Sukhjeet Singh had a few mountains to climb before he could get into the senior India men’s hockey team.

In 2018, then 22, Singh was included in a probables camp for the senior team. But just as he had started to hope to break into the squad, a freak back injury resulted in temporary paralysis of his right leg. From getting close to earning his first India cap, the dream had been put on hold.

It took him four years to get that call-up. And when he took to the field against Spain, on his India debut in the 2021-22 FIH Pro League season, he managed to find the back of the net.

Since his debut, the 28-year-old forward has played for the national team at the 2023 FIH Hockey World Cup in Bhubaneshwar, and was a part of the gold-medal winning teams that played at the Men’s Asian Champions Trophy 2023 and the Hangzhou Asian Games last year.

“I had said earlier that we would win the gold medal and we did just that,” said an ecstatic Singh, in conversation with Scroll.

The Asian Games gold medal meant that the Indian men’s team had booked a direct berth for the upcoming 2024 Olympic Games in Paris, France.

Now, as he prepares for the European leg of the 2023-24 Pro League, Singh is ready to once again show why he was touted as an exciting young talent back in 2018.

Crucial to the new tactics

Under new India head coach Craig Fulton, who took over in May 2023, the team has changed its approach.
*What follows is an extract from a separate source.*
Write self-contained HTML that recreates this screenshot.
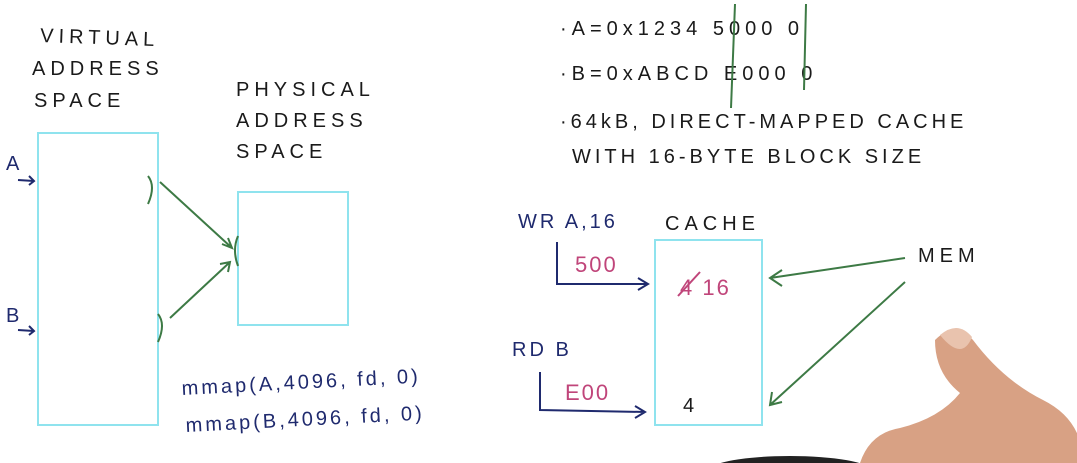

The focus is now on holding a strong defensive shape while keeping a keen eye on launching counter-attacking moves towards the opposition goal.

Singh’s role and skillset is crucial to the South African coach’s plans in attack. The striker’s pace along with his ability to make a defence-splitting pass has been a boon for the team. It was something that was noticed by his childhood coach Gurdeep Grewal as well.

Grewal scouted Singh at the Mohali Academy in 2008, working with the player for seven years.

“Endurance and strength can be developed later,” explained Grewal.

“But Sukhjeet was blessed with speed. I only had to work on his sharpness and tackling, but his game sense was very good from the start.”

While Singh was shy and reticent when speaking about his achievements and growth, Grewal asserted the striker should have featured in the squad for the 2016 Junior World Cup. He recalled that the player put a lot of pressure on himself after not making it to the team despite a good show at the Junior Nationals that year.

Long journey to the national team

But Singh had the capability of making it in the national team. Which is why Grewal and another coach from the academy, Manmohan Singh, got in touch with him when he was out with injury in 2018.

“He used to play on the grassy grounds in the village tournaments in Punjab, so we told him to stop doing that [after he recovered],” recalled Grewal.

The coaches wanted him to focus on getting back into the India team, but realised Singh was still lamenting being overlooked for the 2016 Junior World Cup.

Eventually, Singh’s father – a former player on the domestic circuit – got involved in paving the road back into the Indian camp.

Singh started to play for the Punjab National Bank team, and his performances at inter-departmental tournaments caught the attention of the Hockey India scouts in 2022.

“My father has always been very supportive of me because he wanted me to do what he couldn’t – join the Indian team,” recalled Singh.

From helping him practise as a child, to bringing him food when he was staying at the academy hostel, Singh and his father share a close relationship. This came to the fore in 2018 as Singh returned home in tears because of the injury.

But they measured each step on the way to recovery before starting the journey back to the national team. There was a great sense of joy when he finally broke into the squad, and he received a hero’s welcome when the Punjab-native returned home after the Asian Games win.

“[My friends and family] watched the [Asian Games] final and then came to pick me up at the airport in Amritsar,” he said with a smile. “They make fun of me, but also tell me I’m doing well in every match.”

From doubting himself after not making it to the junior team in 2016, Singh has become mentally stronger. He explained how he approached the team psychologist Paddy Upton, who joined the team in July 2023, ahead of the Asian Champions Trophy and Asian Games.

According to Singh, Upton conducted regular group sessions and was on hand to schedule individual sessions should any player require it. Singh immediately signed up, citing his “overthinking” as one of the issues he wanted to work on.

Singh is now an important member of the national team, but he is not yet a sure-shot for the 16-member team that will play at the Olympics.

For now, he will bank on his skills and recently-acquired clear thinking mindset as he dons the India blue at the Pro League. His performances there, perhaps, could earn him a spot for Paris.